Application for approval of the Asahi Beverages Selling Equipment Technical Services (VIC) Enterprise Agreement 2024

  1. Asahi Beverages Pty Ltd (the Employer) has made an application, pursuant to s.185 of the Fair Work Act 2009 (the Act), for approval of a single enterprise agreement known as the Asahi Beverages Selling Equipment Technical Services (VIC) Enterprise Agreement 2024 (the Agreement).

  1. The “Automotive, Food, Metals, Engineering, Printing and Kindred Industries Union” known as the Australian Manufacturing Workers’ Union (AMWU) being a bargaining representative for the Agreement, has given notice under s.183 of the Act that it wants the Agreement to cover it. In accordance with s.201(2) I note that the Agreement covers the organisation.
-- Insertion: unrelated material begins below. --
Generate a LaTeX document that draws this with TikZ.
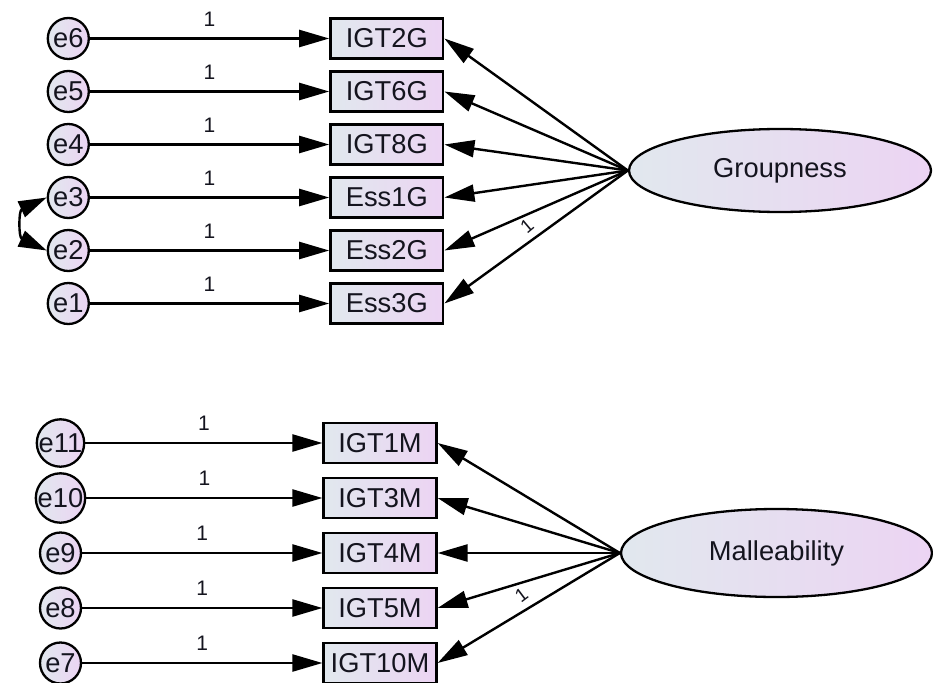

  1. The following provision may be inconsistent with the National Employment Standards (NES):

    • Clause 12.3.2, relating to deductions on termination, may permit the employer to withhold monies owing to an employee under the NES.
  1. However, noting clause 5 of the Agreement, I am satisfied the more beneficial entitlements of the NES will prevail where there is an inconsistency between the Agreement and the NES.

  1. Clause 11.1.1 of the Agreement provides for the employment of trainees, but the Agreement is silent as to pay rates for trainees. The Employer submitted that clauses 11.1.2 to 11.1.4 make clear that the Employer will employ apprentices only, and confirmed that it does not currently engage, nor intends to engage, trainees. I am satisfied that for the purpose of s.193A(6) of the Act that trainees are not a type of employment that is reasonably foreseeable and therefore relevant for the better off overall test.

  1. Clause 9.1 of the Agreement, regarding settlement of disputes under the Agreement, appeared more restrictive than the requirements of s.186(6) of the Act. The Employer provided an undertaking to resolve this issue.

  1. Clause 7.8, relating to flexibility arrangements, allowed a flexibility arrangement to be terminated with 28 days written notice, contrary to the requirement of not more than 28 days set out in s.203(6) of the Act. The Employer provided an undertaking to resolve this issue.

  1. A copy of the undertakings is attached in Annexure A. I am satisfied that the undertakings will not cause financial detriment to any employee covered by the Agreement and that the undertakings will not result in substantial changes to the Agreement. The undertakings are taken to be a term of the agreement.

  1. Subject to the undertakings referred to above, I am satisfied that each of the requirements of ss.186, 187, 188 and 190 as are relevant to this application for approval have been met.

  1. The Agreement is approved and, in accordance with s.54 of the Act, will operate from 31 December 2024. The nominal expiry date of the Agreement is 31 March 2027.